It’s an invite-only race featuring the top skiers in the world. The rules are simple: first person down the hill before everyone else, wins. What do they win? Glad you asked. It’s a cool $20,000 to the winner, and a not-so-cool $0 for everyone else.
The Chinese Downhill, as far as research allows, has never been offered as a professional event. In all the years of skiing it has been often talked about, but until now, no sponsor wanted to underwrite the carnage that would ensue. Monster Energy seems to be up to the challenge, and the 20 thousand bones they are backing it up with has made this event one of the hottest tickets for any skier.

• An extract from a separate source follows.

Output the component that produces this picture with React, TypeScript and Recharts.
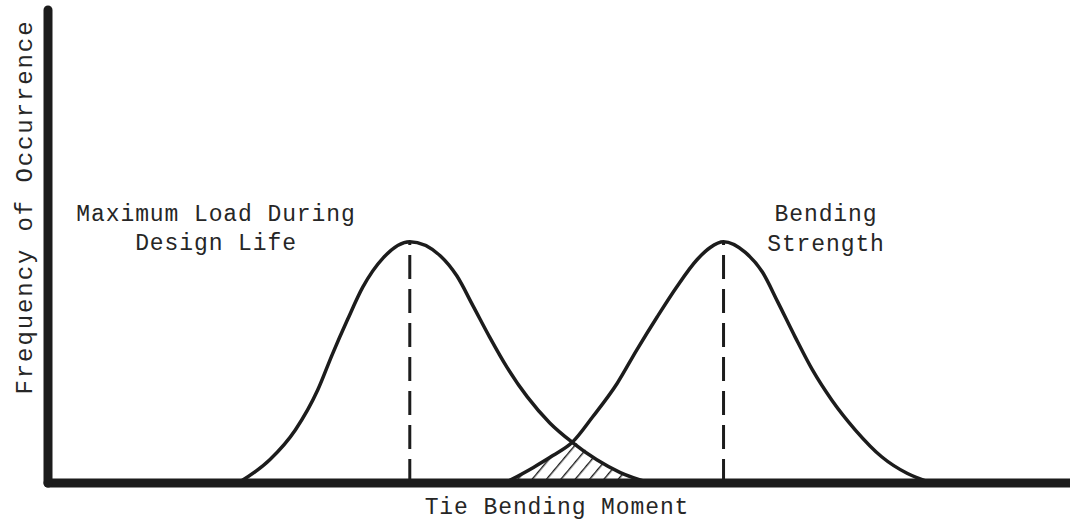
import { ComposedChart, Line, Area, XAxis, YAxis, ReferenceLine } from 'recharts';

// Tie bending moment (arbitrary units, 0-100) vs relative frequency (0-100)
const loadCurve = [
  { x: 18.6, y: 0 },
  { x: 21.7, y: 4.9 },
  { x: 24.2, y: 11.2 },
  { x: 26.4, y: 19.7 },
  { x: 27.8, y: 27.1 },
  { x: 29.3, y: 34.5 },
  { x: 30.8, y: 41.4 },
  { x: 32.8, y: 47.6 },
  { x: 35.4, y: 51.0 },
  { x: 38.4, y: 48.0 },
  { x: 40.0, y: 43.8 },
  { x: 41.6, y: 37.4 },
  { x: 43.2, y: 30.9 },
  { x: 44.9, y: 24.5 },
  { x: 46.9, y: 18.2 },
  { x: 49.1, y: 12.7 },
  { x: 51.3, y: 8.6 },
  { x: 53.7, y: 4.9 },
  { x: 56.0, y: 2.2 },
  { x: 58.9, y: 0 },
];

const strengthCurve = [
  { x: 44.7, y: 0 },
  { x: 47.5, y: 3.3 },
  { x: 49.4, y: 5.8 },
  { x: 51.3, y: 8.6 },
  { x: 53.3, y: 14.0 },
  { x: 55.7, y: 21.1 },
  { x: 57.6, y: 28.1 },
  { x: 59.6, y: 35.1 },
  { x: 61.5, y: 41.4 },
  { x: 63.5, y: 47.2 },
  { x: 64.8, y: 49.8 },
  { x: 66.1, y: 51.0 },
  { x: 68.2, y: 48.8 },
  { x: 69.9, y: 44.6 },
  { x: 71.4, y: 38.3 },
  { x: 73.1, y: 30.9 },
  { x: 74.8, y: 23.9 },
  { x: 76.7, y: 17.5 },
  { x: 79.0, y: 11.2 },
  { x: 81.6, y: 5.5 },
  { x: 84.1, y: 2.0 },
  { x: 86.5, y: 0 },
];

const loadLabel = ['Maximum Load During', 'Design Life'];
const strengthLabel = ['Bending', 'Strength'];
const xTitle = 'Tie Bending Moment';
const yTitle = 'Frequency of Occurrence';

// where the two curves cross; the hatched area sits under the lower of the two
const crossX = 51.3;
const overlap = [
  ...strengthCurve.filter((p) => p.x <= crossX),
  ...loadCurve.filter((p) => p.x > crossX),
];

const peakOf = (pts: { x: number; y: number }[]) =>
  pts.reduce((a, b) => (b.y > a.y ? b : a));

const loadPeak = peakOf(loadCurve);
const strengthPeak = peakOf(strengthCurve);

const INK = '#1c1c1c';
const FONT = '"Courier New", "Liberation Mono", monospace';

const textStyle = {
  fontFamily: FONT,
  fontSize: 23,
  letterSpacing: 0.9,
  fill: '#262626',
};

export default function App() {
  return (
    <div style={{ width: 1070, height: 532, background: '#fff' }}>
      <style>{'body{margin:0}'}</style>
      <ComposedChart
        width={1070}
        height={532}
        margin={{ top: 10, right: 0, left: 0, bottom: 0 }}
      >
        <defs>
          <pattern
            id="hatch"
            patternUnits="userSpaceOnUse"
            width="11"
            height="11"
            patternTransform="rotate(40)"
          >
            <line x1="0" y1="0" x2="0" y2="11" stroke={INK} strokeWidth="2.8" />
          </pattern>
        </defs>
        <XAxis
          type="number"
          dataKey="x"
          domain={[0, 100]}
          allowDataOverflow
          height={49}
          tick={false}
          tickLine={false}
          axisLine={{ stroke: INK, strokeWidth: 9, strokeLinecap: 'round' }}
          label={({ viewBox }: any) => (
            <text
              x={viewBox.x + viewBox.width / 2 - 2}
              y={viewBox.y + 25}
              textAnchor="middle"
              dominantBaseline="central"
              style={textStyle}
            >
              {xTitle}
            </text>
          )}
        />
        <YAxis
          type="number"
          domain={[0, 100]}
          allowDataOverflow
          width={48}
          tick={false}
          tickLine={false}
          axisLine={{ stroke: INK, strokeWidth: 9, strokeLinecap: 'round' }}
          label={({ viewBox }: any) => (
            <text
              x={25}
              y={viewBox.y + 197}
              textAnchor="middle"
              dominantBaseline="central"
              transform={`rotate(-90, 25, ${viewBox.y + 197})`}
              style={{ ...textStyle, fontSize: 24, letterSpacing: 1.9 }}
            >
              {yTitle}
            </text>
          )}
        />
        <Area
          data={overlap}
          dataKey="y"
          type="monotone"
          stroke="none"
          fill="url(#hatch)"
          fillOpacity={1}
          isAnimationActive={false}
        />
        <Line
          data={loadCurve}
          dataKey="y"
          type="monotone"
          stroke={INK}
          strokeWidth={3.5}
          dot={false}
          isAnimationActive={false}
        />
        <Line
          data={strengthCurve}
          dataKey="y"
          type="monotone"
          stroke={INK}
          strokeWidth={3.5}
          dot={false}
          isAnimationActive={false}
        />
        <ReferenceLine
          segment={[
            { x: loadPeak.x, y: 0 },
            { x: loadPeak.x, y: loadPeak.y },
          ]}
          stroke={INK}
          strokeWidth={3}
          strokeDasharray="24 10"
        />
        <ReferenceLine
          segment={[
            { x: strengthPeak.x, y: 0 },
            { x: strengthPeak.x, y: strengthPeak.y },
          ]}
          stroke={INK}
          strokeWidth={3}
          strokeDasharray="24 10"
        />
        <text textAnchor="middle" dominantBaseline="central" style={textStyle}>
          <tspan x={216} y={215}>{loadLabel[0]}</tspan>
          <tspan x={216} y={244}>{loadLabel[1]}</tspan>
        </text>
        <text textAnchor="middle" dominantBaseline="central" style={textStyle}>
          <tspan x={826} y={215}>{strengthLabel[0]}</tspan>
          <tspan x={826} y={245}>{strengthLabel[1]}</tspan>
        </text>
      </ComposedChart>
    </div>
  );
}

For those who are not initiated to the ruckus of a Chinese Downhill, perhaps it could best be explained through one of the best ski scenes of all time, in the 1984 cult classic Hot Dog:
It’s actually surprising that it has taken 30 years for this style of race to make it as a pro event. But as always, better late than never!
The entire event happened this weekend in Fernie, BC. Qualifiers took place on Friday, and the main event was Saturday, April 6. Due to variable avalanche conditions the course was changed, as well as the format. Instead of starting at the peak, skiers had to begin a few hundred meters down. Since this meant less time to spread out, it meant the qualifiers would be much more of a deciding factor.
Organizers also decided to change the cash payout. The winner would now receive $5,000, and the remaining $15,000 would be paid out amongst the rest of the field. It was still plenty of incentive for everyone to go all-out, to come on top with over $4,000 more than anyone else.
After a tough qualifier that saw the pole position shift with nearly every run, the stage was set for the Saturday final. Moderate weather and spring conditions made the course all the more challenging.
In the end the winner was Stan Rey, former Canadian National Ski Team member and Whistler local.
Judging by the interest in the event, it is probably safe to say that this event will be a regular for years to come.